To give an example, this is why I don't understand how much of evangelicalism still can't acknowledge the capacity of women to lead churches. That's not true...I do understand it...because I know well this literalist approach to Scripture and the conclusions and practices it leads to. But it's still silly to me, and I suspect such a belief is rampant because many people feel like they are obligated to a certain way of thinking about how to read and use Scripture, perhaps because they just don't know there are other ways.

For example, that there is a way that you can actually honor the Bible and honor a woman's gifting at the same time, so that you don't actually have to say to a woman "well, yes, it sure looks like you're gifted to be a pastor, but, well...sorry...can't argue with Paul!" I think once you admit that "wow, I know some women that are really gifted leaders"...you realize how irresponsible and even oppressive it is to hold some of the views you hold. This has been my journey, at least.

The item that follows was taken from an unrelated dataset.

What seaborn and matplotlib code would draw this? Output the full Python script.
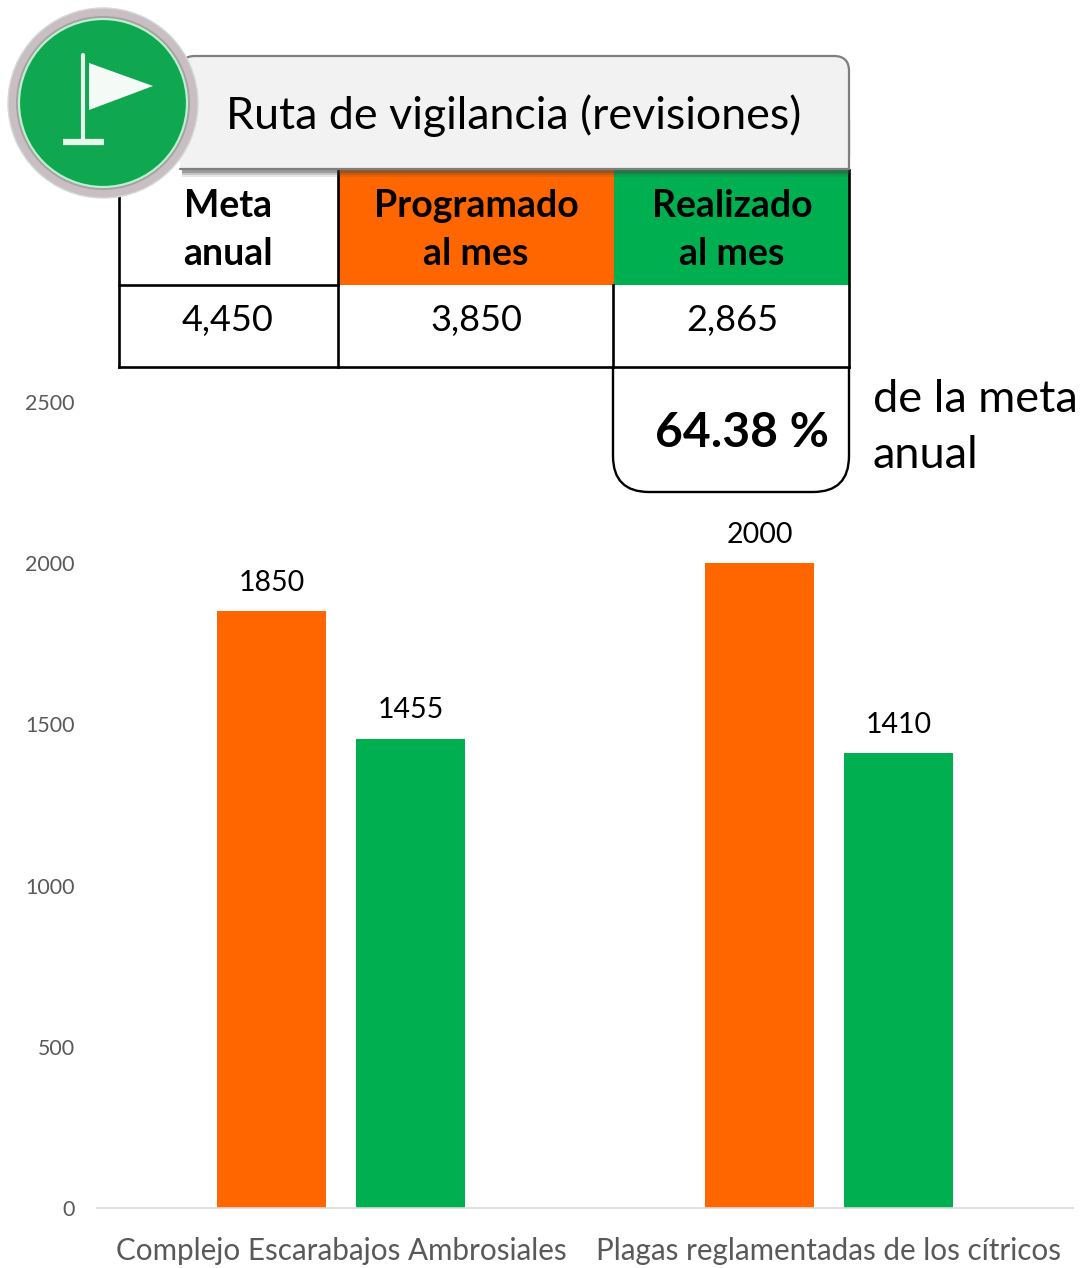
import matplotlib
matplotlib.use("Agg")
import matplotlib.pyplot as plt
from matplotlib.patches import Circle, FancyBboxPatch, PathPatch, Polygon, Rectangle
from matplotlib.path import Path
import pandas as pd
import seaborn as sns

categorias = ["Complejo Escarabajos Ambrosiales", "Plagas reglamentadas de los cítricos"]
programado = [1850, 2000]
realizado = [1455, 1410]
y_ticks = [0, 500, 1000, 1500, 2000, 2500]

titulo = "Ruta de vigilancia (revisiones)"
encabezados = ["Meta\nanual", "Programado\nal mes", "Realizado\nal mes"]
valores_tabla = ["4,450", "3,850", "2,865"]
porcentaje = "64.38 %"
nota = "de la meta\nanual"

NARANJA = "#FF6600"
VERDE = "#00B050"
W, H = 1082, 1268

sns.set_theme(style="white")
plt.rcParams["font.family"] = ["Lato", "DejaVu Sans"]

df = pd.DataFrame({
    "categoria": categorias * 2,
    "serie": ["Programado"] * 2 + ["Realizado"] * 2,
    "valor": programado + realizado,
})

fig = plt.figure(figsize=(W / 100, H / 100), dpi=100)
ax = fig.add_axes([97 / W, 1 - 1208 / H, 976 / W, 806.25 / H])
sns.barplot(data=df, x="categoria", y="valor", hue="serie", order=categorias,
            palette=[NARANJA, VERDE], saturation=1, width=0.57, gap=0.21,
            linewidth=0, legend=False, ax=ax)
for c in ax.containers:
    ax.bar_label(c, padding=11, fontsize=20.5, color="black")

ax.set_ylim(0, 2500)
ax.set_yticks(y_ticks)
ax.set_xlabel("")
ax.set_ylabel("")
ax.tick_params(axis="y", length=0, pad=16, labelsize=15.4, labelcolor="#595959")
ax.tick_params(axis="x", length=0, pad=21, labelsize=21.3, labelcolor="#595959")
sns.despine(ax=ax, left=True)
ax.spines["bottom"].set_color("#D9D9D9")
ax.spines["bottom"].set_linewidth(1.2)

# capa en pixeles para el encabezado y la tabla
ov = fig.add_axes([0, 0, 1, 1], facecolor="none")
ov.set_xlim(0, W)
ov.set_ylim(H, 0)
ov.axis("off")

# tabla
ov.add_patch(Rectangle((338, 170), 276, 115, fc=NARANJA, ec="none"))
ov.add_patch(Rectangle((614, 170), 235, 115, fc=VERDE, ec="none"))
for xs, ys in [((119, 119), (170, 367)), ((338, 338), (170, 367)), ((613, 613), (285, 367)),
               ((849, 849), (170, 367)), ((119, 338), (285, 285)), ((119, 849), (367, 367))]:
    ov.plot(xs, ys, color="black", lw=1.9, solid_capstyle="projecting")

cx = [228, 476, 732]
for x, enc, val in zip(cx, encabezados, valores_tabla):
    l1, l2 = enc.split("\n")
    ov.text(x, 206, l1, ha="center", va="center", fontsize=27, fontweight="bold", color="black")
    ov.text(x, 254, l2, ha="center", va="center", fontsize=27, fontweight="bold", color="black")
    ov.text(x, 321, val, ha="center", va="center", fontsize=26, color="black")

# caja redondeada del porcentaje
r = 36
verts = [(613, 367), (613, 492 - r), (613, 492), (613 + r, 492), (849 - r, 492),
         (849, 492), (849, 492 - r), (849, 367)]
codes = [Path.MOVETO, Path.LINETO, Path.CURVE3, Path.CURVE3, Path.LINETO,
         Path.CURVE3, Path.CURVE3, Path.LINETO]
ov.add_patch(PathPatch(Path(verts, codes), fc="white", ec="black", lw=1.7))
ov.text(742, 433, porcentaje, ha="center", va="center", fontsize=34.6, fontweight="bold", color="black")
l1, l2 = nota.split("\n")
ov.text(873, 399, l1, ha="left", va="center", fontsize=32.5, color="black")
ov.text(873, 455, l2, ha="left", va="center", fontsize=32.5, color="black")

# banner del titulo, con sombra suave
for dy, alpha in [(7, 0.12), (5, 0.2), (3, 0.3)]:
    ov.add_patch(Rectangle((182, 165), 668, dy + 5, fc="#404040", ec="none", alpha=alpha, zorder=4))
ov.add_patch(FancyBboxPatch((180, 56), 669, 113, boxstyle="round,pad=0,rounding_size=15",
                            fc="#F2F2F2", ec="#7F7F7F", lw=1.6, zorder=5))
ov.add_patch(Rectangle((180, 120), 669, 48.5, fc="#F2F2F2", ec="none", zorder=5))
ov.plot([180, 849, 849], [169, 169, 120], color="#7F7F7F", lw=1.6, zorder=5)
ov.text(514, 116, titulo, ha="center", va="center", fontsize=32.2, color="black", zorder=6)

# insignia con bandera
ov.add_patch(Circle((103, 103), 95, fc="#C9BFC2", ec="#D5D9D9", lw=1, zorder=7))
ov.add_patch(Circle((103, 103), 87, fc="#A8A0A3", ec="none", zorder=7))
ov.add_patch(Circle((103, 103), 84, fc="#0FA750", ec="#B9F0CF", lw=1.6, zorder=7))
ov.plot([83, 83], [55, 141], color="#E6F7EC", lw=3, zorder=8)
ov.plot([63, 104], [141.5, 141.5], color="#E6F7EC", lw=4.5, solid_capstyle="butt", zorder=8)
ov.add_patch(Polygon([(89, 63), (153, 86), (89, 110)], fc="#F4FBF6", ec="none", zorder=8))

fig.savefig("out.png", dpi=100)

Being at the GTU is sure to help me find my faith. I may have to lose it, then find it again, then repeat this process a few times. But I welcome this with little fear because, essentially, I don't want to believe what isn't true. I don't want to believe what's simply convenient. I'm not threatened by other opinions and viewpoints and faiths, because, if I'm wrong about something (or even the whole thing?), I want to know that I'm wrong, and not be wrong any more.

I hope and pray that I can really develop (I'm still a little more arrogant than I'd like to be) and sustain such humility while I'm here and that this posture leads me ever closer to understanding the God I see everywhere, in everyone.

Wednesday, August 1, 2012

My Summer or My Clara

Conversation from the other day:
Matt: "I can't believe it's almost August."
Joann: "How does that make you feel?"
Matt: "It makes me feel like I didn't have a summer. I had a Clara."

I've been a bit absent from this blog for the last month or so. This picture captures my excuse.

Clara has been the most welcome inconvenience in my life, dramatically altering my schedule and rhythm and priorities, challenging me in new ways, yet bringing indescribable joy.

That is, unless you're a parent, or can accurately imagine what it's like to be a parent even if you're not one...then maybe you can describe it perfectly adequately and it's not so indescribable.

Sure to resume blogging once the school year starts up in a few weeks and the next exciting season begins! Life as a PhD student at an interreligious school in Berkeley is sure to provide plenty of fodder for blogging.

After all, the last time Joann and I were in the bay area we saw two 40-something men walking down the street in broad daylight, wearing nothing but socks and flip-flops.